A Williams Lake Blue Fins swimmer has qualified to swim at the Canadian Olympic Trials in Toronto.
Twenty-three-year-old Cale Murdock, who moved to Williams Lake last year to swim with the club and head coach Chad Webb, was selected as one of the top 20 swimmers in the country in his events to attend.
Swimming Canada sent out the invitations last year in what were then the tentative Olympic Trials in April in Toronto, however, the COVID-19 pandemic put all plans on hold, including the Tokyo Olympics.
Murdock, though, said he is preparing as best he can with positive thoughts for what the future holds, with current plans to attend this year’s Toronto-based trials in April of 2021.

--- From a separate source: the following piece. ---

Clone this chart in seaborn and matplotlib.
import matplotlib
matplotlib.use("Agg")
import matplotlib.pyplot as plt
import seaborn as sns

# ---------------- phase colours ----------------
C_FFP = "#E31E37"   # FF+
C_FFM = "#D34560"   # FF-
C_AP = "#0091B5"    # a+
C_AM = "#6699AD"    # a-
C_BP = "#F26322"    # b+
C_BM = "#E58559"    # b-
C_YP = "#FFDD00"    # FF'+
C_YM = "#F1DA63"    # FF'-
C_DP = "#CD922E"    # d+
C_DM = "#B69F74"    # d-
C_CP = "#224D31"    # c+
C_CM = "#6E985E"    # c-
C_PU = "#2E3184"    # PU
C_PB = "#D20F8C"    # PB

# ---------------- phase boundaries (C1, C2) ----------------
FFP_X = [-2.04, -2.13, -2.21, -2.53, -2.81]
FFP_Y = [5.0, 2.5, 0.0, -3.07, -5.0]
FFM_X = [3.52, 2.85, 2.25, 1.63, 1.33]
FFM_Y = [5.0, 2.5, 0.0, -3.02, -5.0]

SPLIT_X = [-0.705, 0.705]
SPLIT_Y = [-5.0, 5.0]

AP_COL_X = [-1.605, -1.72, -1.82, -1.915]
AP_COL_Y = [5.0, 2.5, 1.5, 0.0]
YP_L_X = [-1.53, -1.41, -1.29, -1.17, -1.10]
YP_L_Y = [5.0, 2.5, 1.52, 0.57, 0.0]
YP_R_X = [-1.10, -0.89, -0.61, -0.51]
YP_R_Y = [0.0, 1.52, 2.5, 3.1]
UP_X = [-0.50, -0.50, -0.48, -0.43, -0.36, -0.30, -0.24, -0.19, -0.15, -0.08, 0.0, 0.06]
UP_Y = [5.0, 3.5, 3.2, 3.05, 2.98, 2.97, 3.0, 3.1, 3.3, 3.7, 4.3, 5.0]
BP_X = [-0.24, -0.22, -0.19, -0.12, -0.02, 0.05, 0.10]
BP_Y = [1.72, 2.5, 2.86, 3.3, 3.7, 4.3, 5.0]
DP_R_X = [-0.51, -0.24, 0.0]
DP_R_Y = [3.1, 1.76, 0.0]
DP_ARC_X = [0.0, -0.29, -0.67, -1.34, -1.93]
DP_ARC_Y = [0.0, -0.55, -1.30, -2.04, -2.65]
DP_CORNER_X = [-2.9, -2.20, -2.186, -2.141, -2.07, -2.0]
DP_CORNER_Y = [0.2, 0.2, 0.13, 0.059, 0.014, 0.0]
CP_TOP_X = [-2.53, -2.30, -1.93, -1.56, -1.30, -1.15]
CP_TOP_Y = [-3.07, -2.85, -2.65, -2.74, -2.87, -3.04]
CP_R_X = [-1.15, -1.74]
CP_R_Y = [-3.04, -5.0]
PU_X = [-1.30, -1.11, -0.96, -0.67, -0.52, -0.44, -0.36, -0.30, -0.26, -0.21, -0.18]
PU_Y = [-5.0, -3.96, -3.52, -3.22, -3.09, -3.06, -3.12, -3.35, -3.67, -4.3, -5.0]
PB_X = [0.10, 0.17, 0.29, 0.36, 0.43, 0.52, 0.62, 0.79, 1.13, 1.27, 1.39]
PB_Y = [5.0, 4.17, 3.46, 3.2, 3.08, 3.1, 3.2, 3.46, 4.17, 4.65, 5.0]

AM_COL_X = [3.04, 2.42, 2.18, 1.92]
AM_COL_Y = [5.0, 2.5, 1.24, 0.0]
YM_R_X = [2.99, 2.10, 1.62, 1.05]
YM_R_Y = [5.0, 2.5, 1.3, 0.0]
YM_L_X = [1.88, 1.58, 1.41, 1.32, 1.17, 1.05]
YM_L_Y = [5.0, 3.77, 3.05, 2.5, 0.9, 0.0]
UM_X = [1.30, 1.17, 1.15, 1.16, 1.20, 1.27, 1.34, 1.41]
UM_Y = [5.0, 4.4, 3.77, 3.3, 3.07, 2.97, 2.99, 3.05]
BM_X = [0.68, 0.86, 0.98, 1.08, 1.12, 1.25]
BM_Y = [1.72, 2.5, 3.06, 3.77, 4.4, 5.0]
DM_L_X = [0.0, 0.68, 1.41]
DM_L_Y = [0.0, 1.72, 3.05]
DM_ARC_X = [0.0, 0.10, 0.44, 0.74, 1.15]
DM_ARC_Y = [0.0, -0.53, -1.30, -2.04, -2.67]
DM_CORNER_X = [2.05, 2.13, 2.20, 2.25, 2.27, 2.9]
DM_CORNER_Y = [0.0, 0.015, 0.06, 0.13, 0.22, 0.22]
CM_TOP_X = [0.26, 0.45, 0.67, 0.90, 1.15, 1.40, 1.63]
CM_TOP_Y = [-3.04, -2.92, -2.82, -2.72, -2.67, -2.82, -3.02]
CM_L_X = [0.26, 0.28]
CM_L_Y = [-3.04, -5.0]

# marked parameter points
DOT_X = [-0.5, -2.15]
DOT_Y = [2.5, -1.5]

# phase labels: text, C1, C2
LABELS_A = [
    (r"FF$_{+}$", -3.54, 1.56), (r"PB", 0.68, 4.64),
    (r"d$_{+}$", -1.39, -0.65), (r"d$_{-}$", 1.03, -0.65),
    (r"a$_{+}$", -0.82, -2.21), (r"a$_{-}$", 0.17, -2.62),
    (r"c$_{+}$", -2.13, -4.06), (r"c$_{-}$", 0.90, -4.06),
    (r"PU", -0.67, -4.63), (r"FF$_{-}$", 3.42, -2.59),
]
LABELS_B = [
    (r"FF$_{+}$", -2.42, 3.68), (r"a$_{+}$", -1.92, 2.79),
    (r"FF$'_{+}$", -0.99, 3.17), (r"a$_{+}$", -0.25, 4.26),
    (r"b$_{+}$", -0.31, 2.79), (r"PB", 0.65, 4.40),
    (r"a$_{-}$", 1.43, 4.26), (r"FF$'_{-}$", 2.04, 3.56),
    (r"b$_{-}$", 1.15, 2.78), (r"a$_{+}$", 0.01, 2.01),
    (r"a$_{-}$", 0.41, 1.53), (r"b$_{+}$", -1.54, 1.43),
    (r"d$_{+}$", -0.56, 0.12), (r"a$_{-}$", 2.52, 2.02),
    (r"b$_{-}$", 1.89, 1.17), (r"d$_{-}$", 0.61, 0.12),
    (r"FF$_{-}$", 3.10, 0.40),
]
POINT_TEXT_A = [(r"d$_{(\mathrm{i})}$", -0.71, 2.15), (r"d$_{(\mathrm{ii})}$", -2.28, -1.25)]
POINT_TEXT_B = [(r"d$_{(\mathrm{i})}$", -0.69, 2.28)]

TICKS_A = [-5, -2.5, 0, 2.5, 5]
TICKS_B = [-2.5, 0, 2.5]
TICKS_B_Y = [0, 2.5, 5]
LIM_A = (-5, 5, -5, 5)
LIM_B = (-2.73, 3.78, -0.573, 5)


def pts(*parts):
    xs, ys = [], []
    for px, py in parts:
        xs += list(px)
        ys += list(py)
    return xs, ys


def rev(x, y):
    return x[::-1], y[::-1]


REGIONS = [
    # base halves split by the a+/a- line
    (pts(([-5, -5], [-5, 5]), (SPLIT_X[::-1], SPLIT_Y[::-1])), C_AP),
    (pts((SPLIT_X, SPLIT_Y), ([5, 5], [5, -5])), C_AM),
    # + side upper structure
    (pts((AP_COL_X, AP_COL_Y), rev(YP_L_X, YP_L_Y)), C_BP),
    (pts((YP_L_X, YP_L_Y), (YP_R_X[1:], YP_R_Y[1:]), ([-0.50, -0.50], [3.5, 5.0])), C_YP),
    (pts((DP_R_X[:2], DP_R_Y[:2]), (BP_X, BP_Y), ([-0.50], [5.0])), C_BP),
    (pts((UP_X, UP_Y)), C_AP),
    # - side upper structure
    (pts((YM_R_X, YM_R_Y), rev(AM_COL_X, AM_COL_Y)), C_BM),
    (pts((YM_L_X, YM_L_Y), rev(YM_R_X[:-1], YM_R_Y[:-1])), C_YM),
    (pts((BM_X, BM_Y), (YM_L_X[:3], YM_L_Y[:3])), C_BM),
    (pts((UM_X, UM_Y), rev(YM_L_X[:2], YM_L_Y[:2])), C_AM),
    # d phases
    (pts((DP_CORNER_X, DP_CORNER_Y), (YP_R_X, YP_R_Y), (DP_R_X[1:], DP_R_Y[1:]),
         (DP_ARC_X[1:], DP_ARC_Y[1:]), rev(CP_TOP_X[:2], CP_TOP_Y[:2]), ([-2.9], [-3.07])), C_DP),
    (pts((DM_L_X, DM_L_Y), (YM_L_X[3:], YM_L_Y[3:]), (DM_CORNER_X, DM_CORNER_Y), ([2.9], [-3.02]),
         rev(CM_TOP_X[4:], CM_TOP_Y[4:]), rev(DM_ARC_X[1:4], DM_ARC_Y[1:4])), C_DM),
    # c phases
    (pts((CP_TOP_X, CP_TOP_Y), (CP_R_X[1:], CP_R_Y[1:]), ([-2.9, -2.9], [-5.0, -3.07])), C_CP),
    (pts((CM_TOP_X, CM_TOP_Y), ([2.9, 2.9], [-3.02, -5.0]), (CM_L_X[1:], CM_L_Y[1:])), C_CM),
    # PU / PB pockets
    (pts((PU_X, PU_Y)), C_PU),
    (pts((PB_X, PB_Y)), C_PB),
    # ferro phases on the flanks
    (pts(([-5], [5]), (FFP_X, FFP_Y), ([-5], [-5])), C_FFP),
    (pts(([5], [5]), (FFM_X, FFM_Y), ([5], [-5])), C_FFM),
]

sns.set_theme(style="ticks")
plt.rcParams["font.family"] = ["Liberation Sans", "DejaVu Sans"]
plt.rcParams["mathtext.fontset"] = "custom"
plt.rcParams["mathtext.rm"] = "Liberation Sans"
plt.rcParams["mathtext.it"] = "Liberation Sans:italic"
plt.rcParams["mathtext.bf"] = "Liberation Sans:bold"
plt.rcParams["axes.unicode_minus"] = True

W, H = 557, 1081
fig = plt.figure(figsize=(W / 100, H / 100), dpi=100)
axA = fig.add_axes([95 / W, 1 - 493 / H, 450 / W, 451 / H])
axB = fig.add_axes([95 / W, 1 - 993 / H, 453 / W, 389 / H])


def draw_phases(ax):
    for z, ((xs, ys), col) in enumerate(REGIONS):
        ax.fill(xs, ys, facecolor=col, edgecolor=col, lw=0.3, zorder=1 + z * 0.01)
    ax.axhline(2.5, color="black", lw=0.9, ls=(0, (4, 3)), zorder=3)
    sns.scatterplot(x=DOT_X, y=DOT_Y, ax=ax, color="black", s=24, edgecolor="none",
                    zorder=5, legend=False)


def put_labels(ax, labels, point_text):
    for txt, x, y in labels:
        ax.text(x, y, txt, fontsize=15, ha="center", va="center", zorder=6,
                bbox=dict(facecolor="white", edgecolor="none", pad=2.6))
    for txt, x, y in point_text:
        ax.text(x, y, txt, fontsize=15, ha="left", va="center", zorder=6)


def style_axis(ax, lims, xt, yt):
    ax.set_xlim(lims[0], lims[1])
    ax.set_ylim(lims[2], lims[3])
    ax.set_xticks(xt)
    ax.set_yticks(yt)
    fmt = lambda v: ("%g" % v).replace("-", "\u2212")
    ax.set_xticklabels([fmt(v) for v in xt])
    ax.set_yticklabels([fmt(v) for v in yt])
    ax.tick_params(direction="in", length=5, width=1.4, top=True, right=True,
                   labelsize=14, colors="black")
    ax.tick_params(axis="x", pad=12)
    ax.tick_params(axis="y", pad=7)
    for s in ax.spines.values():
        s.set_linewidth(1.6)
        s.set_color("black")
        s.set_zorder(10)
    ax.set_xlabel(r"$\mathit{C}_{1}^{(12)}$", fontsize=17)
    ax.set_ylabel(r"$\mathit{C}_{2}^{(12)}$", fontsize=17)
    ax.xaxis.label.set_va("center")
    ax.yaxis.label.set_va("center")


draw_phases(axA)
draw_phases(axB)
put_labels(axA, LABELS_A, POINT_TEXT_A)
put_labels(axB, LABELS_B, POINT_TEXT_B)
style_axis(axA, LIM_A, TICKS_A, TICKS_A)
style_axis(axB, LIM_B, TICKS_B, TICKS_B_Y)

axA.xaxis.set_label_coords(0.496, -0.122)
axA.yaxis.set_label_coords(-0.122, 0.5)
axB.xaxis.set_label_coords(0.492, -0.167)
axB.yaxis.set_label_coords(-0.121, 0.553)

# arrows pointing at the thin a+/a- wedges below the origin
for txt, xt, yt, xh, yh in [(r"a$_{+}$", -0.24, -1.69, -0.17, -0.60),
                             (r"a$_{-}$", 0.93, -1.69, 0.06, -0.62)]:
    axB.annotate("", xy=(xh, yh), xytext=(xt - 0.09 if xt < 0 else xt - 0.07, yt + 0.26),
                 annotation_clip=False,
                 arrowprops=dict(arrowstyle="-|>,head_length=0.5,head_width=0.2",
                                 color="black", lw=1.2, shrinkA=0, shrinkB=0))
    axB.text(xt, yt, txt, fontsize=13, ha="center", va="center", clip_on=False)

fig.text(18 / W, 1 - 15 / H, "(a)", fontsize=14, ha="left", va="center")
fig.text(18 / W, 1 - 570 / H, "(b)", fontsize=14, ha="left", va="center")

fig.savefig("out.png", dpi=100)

Murdock grew up in Fort St. John, where he began his swimming career at the age of nine, and met coach Webb.
Finding himself back at home with no organized group to swim with and no coach, Murdock decided to make the move to Williams Lake. Even after Webb said he told him to try some bigger centres with more swimmers he could train with, Murdock said he wanted a more personable and smaller club atmosphere.
“I’d moved to Victoria to swim there after I graduated high school and the pool shut down so I had no one to swim with,” Murdock said. “Chad offered, and I came here.”
Murdock was ranked 10th in the 200-metre freestyle last year and 14th in the 400-metre freestyle — both events he has been invited to swim if all goes to plan at the trials in April.
He could also potentially be selected to race in the 800-metre freestyle as he is currently ranked 21st in that event and needs one person to decline swimming it at trials.
Murdock competed at the Canadian Olympic Trials in the 200-metre freestyle five years ago, and said the level of competition was an eye opener.
Webb, meanwhile, said it’s been great to have another high-level swimmer join the club’s ranks.
“Cale has been a great asset to the club, raising the day-to-day training standards and pushing other swimmers like Taylor Fitzgerald, and Jadyn Johnston who has stepped up to swim with Cale most days and push him through training sets,” Webb said.
Webb added it’s helped both boys significantly, and other swimmers have also become more aware of the steps it takes to be ranked as one of the best in the country.
“It’s an honour and a big responsibility that these high-level swimmers make me feel every day coming to the pool and making sure they get the best training possible opportunities and technical skills that are needed,” he said.
While COVID has put a halt to many day-to-day activities in the province, Webb and Murdock said the city staff have been amazing at staying open, heightening sanitation efforts and accommodating the club to make sure its program has the time and space to support local athletes who Webb said have given so much of their time and effort in achieving their dreams.